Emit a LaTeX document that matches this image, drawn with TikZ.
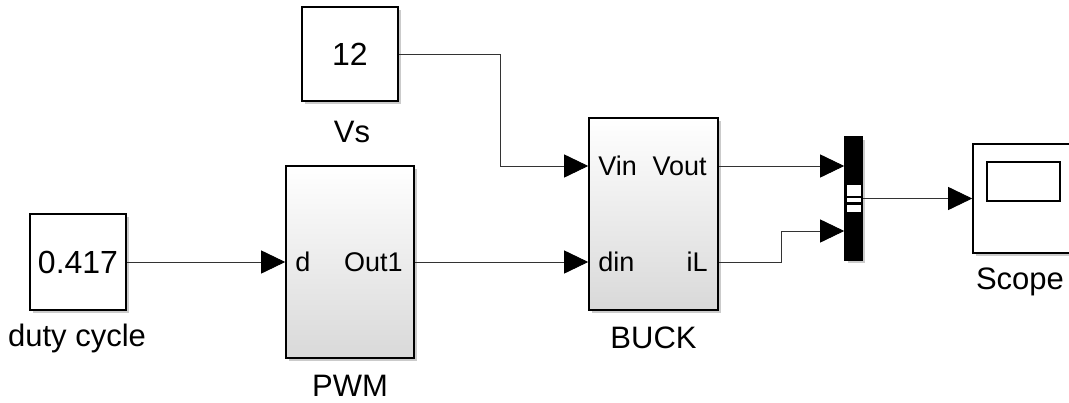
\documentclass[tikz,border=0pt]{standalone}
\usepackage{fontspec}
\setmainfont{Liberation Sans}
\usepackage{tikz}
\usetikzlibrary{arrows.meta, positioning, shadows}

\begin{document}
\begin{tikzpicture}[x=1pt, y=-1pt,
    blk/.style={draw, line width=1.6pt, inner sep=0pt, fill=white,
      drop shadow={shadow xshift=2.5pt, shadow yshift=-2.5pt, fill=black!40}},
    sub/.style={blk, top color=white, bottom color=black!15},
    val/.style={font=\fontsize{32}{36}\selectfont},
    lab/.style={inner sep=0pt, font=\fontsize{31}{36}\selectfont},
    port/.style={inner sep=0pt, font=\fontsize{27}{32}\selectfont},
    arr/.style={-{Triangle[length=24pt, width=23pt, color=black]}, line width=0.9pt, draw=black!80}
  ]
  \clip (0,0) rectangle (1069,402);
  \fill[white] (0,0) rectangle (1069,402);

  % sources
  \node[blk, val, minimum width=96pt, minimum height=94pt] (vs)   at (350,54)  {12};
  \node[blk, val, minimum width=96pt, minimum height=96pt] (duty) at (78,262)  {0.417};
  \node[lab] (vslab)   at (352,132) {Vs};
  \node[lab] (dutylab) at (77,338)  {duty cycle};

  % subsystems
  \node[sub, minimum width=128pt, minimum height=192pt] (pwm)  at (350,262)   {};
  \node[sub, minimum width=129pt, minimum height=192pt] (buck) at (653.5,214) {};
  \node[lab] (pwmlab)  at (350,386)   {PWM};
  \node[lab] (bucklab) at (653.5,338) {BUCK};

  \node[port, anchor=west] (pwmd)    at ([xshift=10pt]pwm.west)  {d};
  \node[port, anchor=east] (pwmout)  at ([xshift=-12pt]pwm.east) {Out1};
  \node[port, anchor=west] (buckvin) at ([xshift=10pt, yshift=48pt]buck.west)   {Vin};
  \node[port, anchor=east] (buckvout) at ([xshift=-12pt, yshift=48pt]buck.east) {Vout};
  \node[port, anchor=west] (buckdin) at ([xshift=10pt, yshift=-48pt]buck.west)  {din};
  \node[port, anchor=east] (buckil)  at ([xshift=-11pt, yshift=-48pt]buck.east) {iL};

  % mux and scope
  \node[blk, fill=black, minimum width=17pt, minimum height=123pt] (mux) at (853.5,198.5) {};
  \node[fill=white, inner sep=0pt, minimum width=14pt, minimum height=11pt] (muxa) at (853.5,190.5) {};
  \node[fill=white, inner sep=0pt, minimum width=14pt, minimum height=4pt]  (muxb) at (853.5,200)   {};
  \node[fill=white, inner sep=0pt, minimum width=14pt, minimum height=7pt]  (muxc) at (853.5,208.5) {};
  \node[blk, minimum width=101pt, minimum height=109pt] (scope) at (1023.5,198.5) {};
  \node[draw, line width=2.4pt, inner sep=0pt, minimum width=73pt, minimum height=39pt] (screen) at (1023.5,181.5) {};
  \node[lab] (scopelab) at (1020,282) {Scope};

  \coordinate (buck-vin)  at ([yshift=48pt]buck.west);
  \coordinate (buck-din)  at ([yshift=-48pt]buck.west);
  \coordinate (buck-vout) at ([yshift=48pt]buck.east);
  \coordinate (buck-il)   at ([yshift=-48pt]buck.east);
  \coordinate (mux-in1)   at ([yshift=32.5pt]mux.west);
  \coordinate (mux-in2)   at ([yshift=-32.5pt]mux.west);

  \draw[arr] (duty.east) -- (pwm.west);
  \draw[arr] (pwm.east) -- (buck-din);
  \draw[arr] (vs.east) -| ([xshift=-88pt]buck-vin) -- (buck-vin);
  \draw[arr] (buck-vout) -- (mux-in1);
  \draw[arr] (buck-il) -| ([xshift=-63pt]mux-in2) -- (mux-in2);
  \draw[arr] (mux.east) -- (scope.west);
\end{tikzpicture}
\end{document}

◆ TASK OBJECTIVE
Leave out any pictures, please, and quote only the lines from the top of the data through the line that contains "at ([xshift=-11pt, yshift=-48pt]buck.east)".

◆ ANSWER TO THE EXERCISE
Emit a LaTeX document that matches this image, drawn with TikZ.
\documentclass[tikz,border=0pt]{standalone}
\usepackage{fontspec}
\setmainfont{Liberation Sans}
\usepackage{tikz}
\usetikzlibrary{arrows.meta, positioning, shadows}

\begin{document}
\begin{tikzpicture}[x=1pt, y=-1pt,
    blk/.style={draw, line width=1.6pt, inner sep=0pt, fill=white,
      drop shadow={shadow xshift=2.5pt, shadow yshift=-2.5pt, fill=black!40}},
    sub/.style={blk, top color=white, bottom color=black!15},
    val/.style={font=\fontsize{32}{36}\selectfont},
    lab/.style={inner sep=0pt, font=\fontsize{31}{36}\selectfont},
    port/.style={inner sep=0pt, font=\fontsize{27}{32}\selectfont},
    arr/.style={-{Triangle[length=24pt, width=23pt, color=black]}, line width=0.9pt, draw=black!80}
  ]
  \clip (0,0) rectangle (1069,402);
  \fill[white] (0,0) rectangle (1069,402);

  % sources
  \node[blk, val, minimum width=96pt, minimum height=94pt] (vs)   at (350,54)  {12};
  \node[blk, val, minimum width=96pt, minimum height=96pt] (duty) at (78,262)  {0.417};
  \node[lab] (vslab)   at (352,132) {Vs};
  \node[lab] (dutylab) at (77,338)  {duty cycle};

  % subsystems
  \node[sub, minimum width=128pt, minimum height=192pt] (pwm)  at (350,262)   {};
  \node[sub, minimum width=129pt, minimum height=192pt] (buck) at (653.5,214) {};
  \node[lab] (pwmlab)  at (350,386)   {PWM};
  \node[lab] (bucklab) at (653.5,338) {BUCK};

  \node[port, anchor=west] (pwmd)    at ([xshift=10pt]pwm.west)  {d};
  \node[port, anchor=east] (pwmout)  at ([xshift=-12pt]pwm.east) {Out1};
  \node[port, anchor=west] (buckvin) at ([xshift=10pt, yshift=48pt]buck.west)   {Vin};
  \node[port, anchor=east] (buckvout) at ([xshift=-12pt, yshift=48pt]buck.east) {Vout};
  \node[port, anchor=west] (buckdin) at ([xshift=10pt, yshift=-48pt]buck.west)  {din};
  \node[port, anchor=east] (buckil)  at ([xshift=-11pt, yshift=-48pt]buck.east) {iL};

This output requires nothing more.